The United States last month banned US companies from supplying technology to Huawei, citing security concerns. Later on, American businesses were given time until 19 August to adjust to the new restrictions.
The government will allow US companies to sell equipment to China’s Huawei if it does not pose a risk to national security, US President Donald Trump has said, leaving the door open for trade reconciliation with China and the firm in particular.
The US president made the comments after a meeting with Chinese President Xi Jinping on the sidelines of the ongoing G20 summit in Osaka, Japan.
“I like our companies selling things to others … very complex things. These are not things easy to make … our companies were very upset, but we are allowing them,” he said during a press briefing on Saturday.

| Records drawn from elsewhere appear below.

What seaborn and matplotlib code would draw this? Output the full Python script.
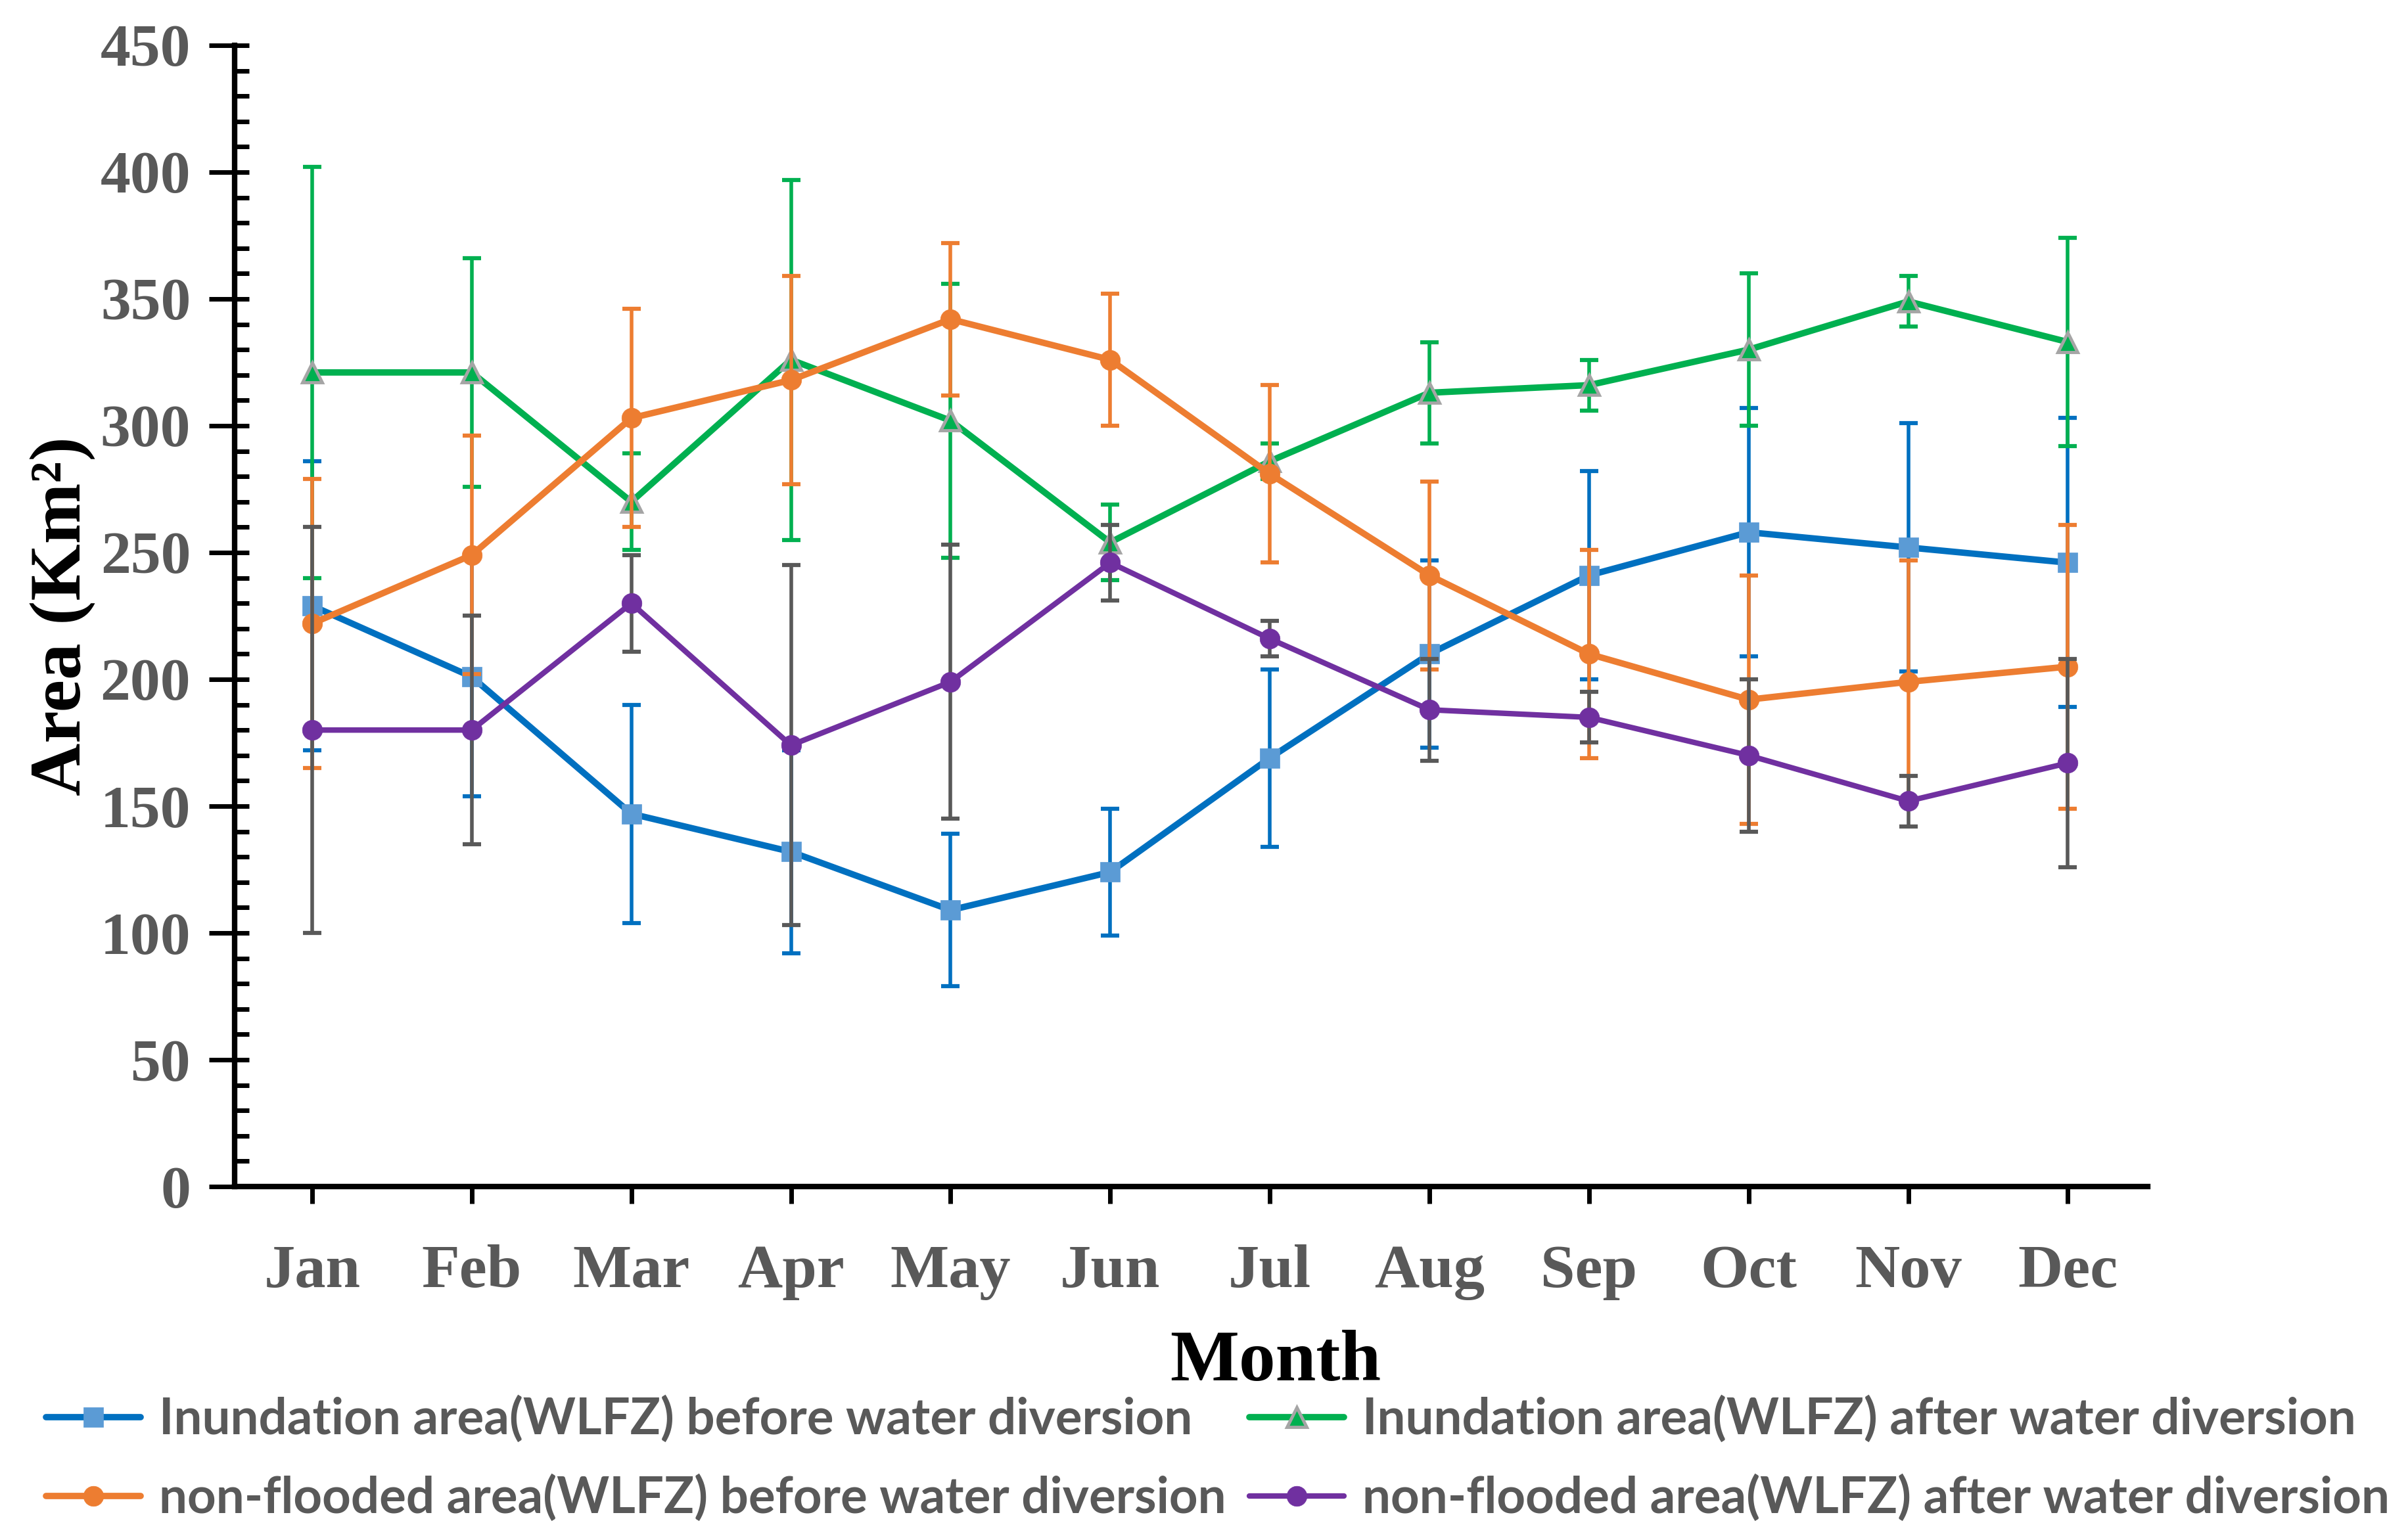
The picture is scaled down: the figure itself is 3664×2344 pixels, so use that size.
import numpy as np
import matplotlib
matplotlib.use("Agg")
import matplotlib.pyplot as plt
import seaborn as sns
from matplotlib.ticker import MultipleLocator

# dados (Km2)
months = ["Jan", "Feb", "Mar", "Apr", "May", "Jun",
          "Jul", "Aug", "Sep", "Oct", "Nov", "Dec"]

inund_before = [229, 201, 147, 132, 109, 124, 169, 210, 241, 258, 252, 246]
inund_before_err = [57, 47, 43, 40, 30, 25, 35, 37, 41, 49, 49, 57]

inund_after = [321, 321, 270, 326, 302, 254, 286, 313, 316, 330, 349, 333]
inund_after_err = [81, 45, 19, 71, 54, 15, 7, 20, 10, 30, 10, 41]

nonflood_before = [222, 249, 303, 318, 342, 326, 281, 241, 210, 192, 199, 205]
nonflood_before_err = [57, 47, 43, 41, 30, 26, 35, 37, 41, 49, 48, 56]

nonflood_after = [180, 180, 230, 174, 199, 246, 216, 188, 185, 170, 152, 167]
nonflood_after_err = [80, 45, 19, 71, 54, 15, 7, 20, 10, 30, 10, 41]

labels = ["Inundation area(WLFZ) before water diversion",
          "Inundation area(WLFZ) after water diversion",
          "non-flooded area(WLFZ) before water diversion",
          "non-flooded area(WLFZ) after water diversion"]

sns.set_style("ticks")
plt.rcParams['font.family'] = ['Liberation Serif', 'DejaVu Serif']
plt.rcParams['font.weight'] = 'bold'

DPI = 100
fig = plt.figure(figsize=(36.64, 23.44), dpi=DPI)
ax = fig.add_axes([0.0974, 0.2295, 0.7945, 0.7411])

x = np.arange(len(months))

# (valores, erro, cor linha, cor erro, marcador, face, borda, largura)
series = [
    (inund_before, inund_before_err, "#0070C0", "#0070C0", "s", "#5B9BD5", "#5B9BD5", 7.0),
    (inund_after, inund_after_err, "#00B050", "#00B050", "^", "#00B050", "#A5A5A5", 7.0),
    (nonflood_before, nonflood_before_err, "#ED7D31", "#ED7D31", "o", "#ED7D31", "#ED7D31", 7.0),
    (nonflood_after, nonflood_after_err, "#7030A0", "#595959", "o", "#7030A0", "#7030A0", 6.0),
]

for i, (vals, errs, lc, ec, mk, mfc, mec, lw) in enumerate(series):
    z = 2 + i
    ax.errorbar(x, vals, yerr=errs, fmt='none', ecolor=ec, elinewidth=4.0,
                capsize=10, capthick=4.5, zorder=z)
    sns.lineplot(x=x, y=vals, color=lc, marker=mk, markersize=22,
                 markerfacecolor=mfc, markeredgecolor=mec,
                 markeredgewidth=3.5 if mk == "^" else 0.5,
                 linewidth=lw, errorbar=None, label=labels[i],
                 ax=ax, zorder=z + 0.5)

ax.set_xlim(-0.486, 11.5)
ax.set_ylim(0, 450)
ax.set_xticks(x)
ax.set_xticklabels(months)
ax.yaxis.set_major_locator(MultipleLocator(50))
ax.yaxis.set_minor_locator(MultipleLocator(10))
ax.yaxis.remove_overlapping_locs = False

ax.tick_params(axis='y', which='major', direction='out', length=28, width=5,
               pad=20, labelsize=66, labelcolor='#595959', color='black')
ax.tick_params(axis='y', which='minor', direction='in', length=16, width=5,
               color='black')
ax.tick_params(axis='x', which='major', direction='out', length=19, width=5,
               pad=44, labelsize=68, labelcolor='#595959', color='black')

sns.despine(ax=ax)
for s in ['left', 'bottom']:
    ax.spines[s].set_linewidth(6)
    ax.spines[s].set_color('black')

ax.set_ylabel('Area (Km²)', fontsize=80, fontweight='bold', color='black', va='center')
ax.yaxis.set_label_coords(-0.0896, 0.5)
ax.set_xlabel('Month', fontsize=80, fontweight='bold', color='black', va='center')
ax.xaxis.set_label_coords(0.544, -0.154)

# legenda em duas colunas abaixo do gráfico
handles, labs = ax.get_legend_handles_labels()
if ax.legend_ is not None:
    ax.legend_.remove()
order = [0, 2, 1, 3]
handles = [handles[k] for k in order]
labs = [labs[k] for k in order]


def legenda(size, spacing):
    fpx = size * DPI / 72
    lg = fig.legend(handles, labs, loc='center left',
                    bbox_to_anchor=(70 / 3664, 1 - 2220 / 2344), ncol=2,
                    frameon=False,
                    prop={'family': ['Lato', 'Open Sans'], 'weight': 'bold', 'size': size},
                    handlelength=144 / fpx, handletextpad=28 / fpx,
                    columnspacing=35 / fpx, labelspacing=spacing,
                    borderaxespad=0, borderpad=0)
    for t in lg.get_texts():
        t.set_color('#595959')
    return lg


# ajusta o tamanho da fonte para a largura do texto original
size, spacing = 50, 0.6
leg = legenda(size, spacing)
fig.canvas.draw()
w = leg.get_texts()[0].get_window_extent().width
leg.remove()
size = size * 1576 / w
leg = legenda(size, spacing)
fig.canvas.draw()
t0 = leg.get_texts()[0].get_window_extent()
t1 = leg.get_texts()[1].get_window_extent()
pitch = (t0.y0 + t0.y1) / 2 - (t1.y0 + t1.y1) / 2
leg.remove()
spacing = spacing + (120 - pitch) / (size * DPI / 72)
leg = legenda(size, spacing)

fig.savefig('out.png', dpi=DPI)
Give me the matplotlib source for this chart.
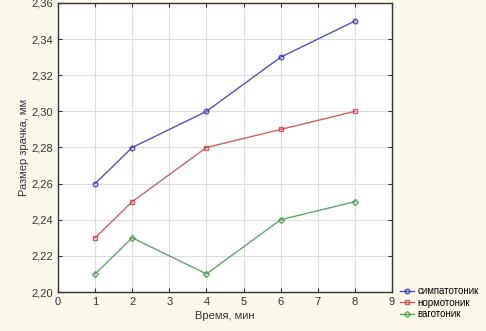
import matplotlib
matplotlib.use("Agg")
import matplotlib.pyplot as plt
from matplotlib.ticker import FuncFormatter

time_min = [1, 2, 4, 6, 8]
simpatotonik = [2.26, 2.28, 2.30, 2.33, 2.35]
normotonik = [2.23, 2.25, 2.28, 2.29, 2.30]
vagotonik = [2.21, 2.23, 2.21, 2.24, 2.25]
labels = ["симпатотоник", "нормотоник", "ваготоник"]
colors = ["#3333bb", "#cc4444", "#44994a"]
markers = ["o", "s", "D"]

plt.rcParams['font.family'] = ['Liberation Sans', 'DejaVu Sans']
fig = plt.figure(figsize=(4.86, 3.31), dpi=100)
fig.patch.set_facecolor("#fdf8ec")
ax = fig.add_axes([58/486, 1 - 292/331, (392-58)/486, (292-3)/331])
ax.set_facecolor("white")

for ys, lab, c, m in zip([simpatotonik, normotonik, vagotonik], labels, colors, markers):
    ax.plot(time_min, ys, color=c, lw=1.0, marker=m, ms=3.3 if m != "D" else 3.0,
            mfc="none", mec=c, mew=1.0, label=lab, alpha=0.85)

ax.set_xlim(0, 9)
ax.set_ylim(2.20, 2.36)
ax.set_xticks(range(0, 10))
ax.set_yticks([2.20 + 0.02*i for i in range(9)])
ax.yaxis.set_major_formatter(FuncFormatter(lambda v, p: f"{v:.2f}".replace(".", ",")))
ax.grid(True, color="#dddddd", lw=0.8)
ax.tick_params(direction="in", top=True, right=True, labelsize=8, colors="#333333", length=3)
for s in ax.spines.values():
    s.set_color("#333333")
    s.set_linewidth(1.0)
ax.set_xlabel("Время, мин", fontsize=8, color="#333333", labelpad=3)
ax.set_ylabel("Размер зрачка, мм", fontsize=8, color="#333333", labelpad=2)

leg = fig.legend(loc="lower right", bbox_to_anchor=(1.0, 0.015), fontsize=7,
                 frameon=False, handlelength=1.4, handletextpad=0.4, labelspacing=0.15,
                 borderaxespad=0.3)
fig.savefig("out.png", dpi=100, facecolor=fig.get_facecolor())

“So if it is not a national security issue, we are allowing them to sell,” he added. “We are leaving Huawei towards the end. We are going to see what we go with the trade agreement.”
He declined to state outright whether Huawei would be removed from the US Commerce Department’s blacklist, but promised to “look at it very carefully”. He said the matter would not be addressed immediately since negotiations with China are still underway, adding that he would “save that [decision] for later”.
The United States suspects that Huawei, the world’s largest telecom equipment manufacturer, is helping Beijing steal commercial secrets and collect personal data – allegations both Huawei and Chinese authorities deny. The Trump administration has blocked government contractors from using Huawei gear and, in a separate development, barred the Chinese firm from buying US-made equipment, including chips.
The crackdown on Huawei came amid a yearlong trade dispute between Washington and Beijing. Donald Trump, who has repeatedly accused China of unfair trading practices and intellectual property theft, has hit the country with several rounds of multi-billion import tariffs, with Beijing responding in kind.
The two superpowers are currently involved in trade talks, but Trump said following his meeting with Xi Jinping that the US wouldn’t be lifting the levies for the time being, but said he would halt the introduction of new tariffs as the two leaders pledged to continue negotiations.
He earlier said it was “possible” that Huawei could become a bargaining chip in the negotiations with Beijing. “If we made a deal, I could imagine Huawei being possibly included in some form or some part of it,” he said in May.